C'était il y a trois ans. Je suis entré chez un bouquiniste et mon regard a tout de suite été attiré par un tableau accroché derrière la caisse. Je dis tableau, mais c'était plutôt une sculpture faite de débris de toutes sortes. Une bobine de fil sans fil, un petit guerrier ayant perdu la trace de son bataillon, un vieux filtre de je-ne-sais-pas-quoi légèrement écrasé, une petite boucle de ceinture, une tête de mort en plastique, et quoi encore.

«C'est un Trophoux de Roch Plante», m'a dit le propriétaire de la librairie. Roch Plante... Roch Plante... Ce nom me disait quelque chose. Soudain, la lumière s'est faite. Roch Plante était le nom qu'utilisait Réjean Ducharme quand il faisait des tableaux. Comme s'il ne mettait pas suffisamment de brouillard sur l'auteur qu'il était, il en rajoutait encore plus quand il se travestissait en artiste visuel.

Le libraire m'a donné son prix. Je suis parti en lui disant que je prendrais deux ou trois jours pour y penser. Je suis parti en marchant. Et en rêvant. Avant même d'arriver à la maison, mon idée était faite : je voulais posséder ce tableau.

Certes, je le trouvais fascinant et beau. Il me parlait. Sinon, pourquoi aurait-il capté mon attention? Mais plus encore, je voyais dans l'acquisition de cet objet une façon de me rapprocher de cet éternel invisible qui a contribué à mon éveil de jeune adulte et, plus tard, suscité les plus grands fantasmes qu'un journaliste puisse éprouver.

La mort de ce géant que fut Réjean Ducharme nous fait prendre conscience de l'importance du rôle qu'il a joué dans la reconnaissance de notre identité culturelle. Je parle de la langue, de notre langue. Avec Michel Tremblay (les deux auteurs ont percé presque en même temps), ils ont été les premiers à oser écrire avec les mots qui sortaient de notre bouche dans la rue. Avant eux, sur scène ou dans les livres, ces mots redevenaient la plupart du temps ceux des Français.

Les premières oeuvres de Ducharme et de Tremblay sont écrites, créées ou publiées entre 1965 et 1968. Rappelons que 1968 a également été celle qui nous a offert l'Osstidcho. Aussi bien dire que cette période a été la plus percutante dans l'éveil du Québec moderne. Et Ducharme, sage étudiant des Clercs de Saint-Viateur, à Joliette, en a été l'un des artisans.

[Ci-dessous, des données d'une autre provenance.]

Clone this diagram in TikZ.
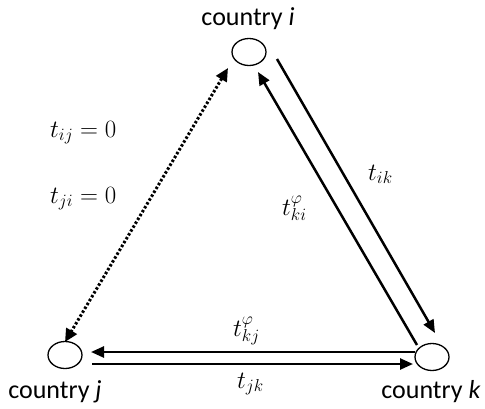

La langue de Ducharme n'est pas faite que de teintes locales et de néologismes débridés. Fort heureusement. Elle a la force des bulldozers, la constance des charrues de labour. Mais elle porte aussi en elle toute la fragilité, toute l'impuissance de l'humanité. C'est ce qui la rend forte, c'est ce qui fait qu'elle nous transperce et nous bouleverse.

Rarement un auteur aura mieux que Ducharme donné la parole à l'enfance et à l'adolescence.

Lui qui a transformé sa vie en jeu de cabane dans les arbres a créé des personnages d'enfants et d'adolescents parmi les plus beaux, les plus émouvants de la littérature. Je pense à la Bérénice de L'avalée des avalées, à Mille Milles et Chateaugué du Nez qui voque et, bien sûr, à l'attachante et machiavélique Manon des Bons débarras.

Une oeuvre dense et riche

Ducharme n'a pas été un auteur très prolifique (neuf romans, cinq pièces, deux scénarios de film et une quarantaine de chansons) en 51 ans. D'autres l'ont été plus que lui. Mais son oeuvre est dense et riche. Elle a l'immense qualité de traverser le temps.

Les dernières oeuvres de Ducharme remontent à la fin des années 90. L'homme continuait-il d'écrire? On ne le sait pas. Faisons confiance aux metteurs en scène pour remonter ses pièces, aux éditeurs et aux libraires pour nous offrir ses livres et aux salles de répertoire pour présenter ses films.

Ducharme n'est plus.

Ne l'ayant jamais vu de son vivant, nous avons de cesse remis en question son existence. Ne l'ayant jamais vu de son vivant, nous avons du mal à l'imaginer mort. Ne l'ayant jamais vu de son vivant, nous allons maintenant nous demander s'il est vraiment mort.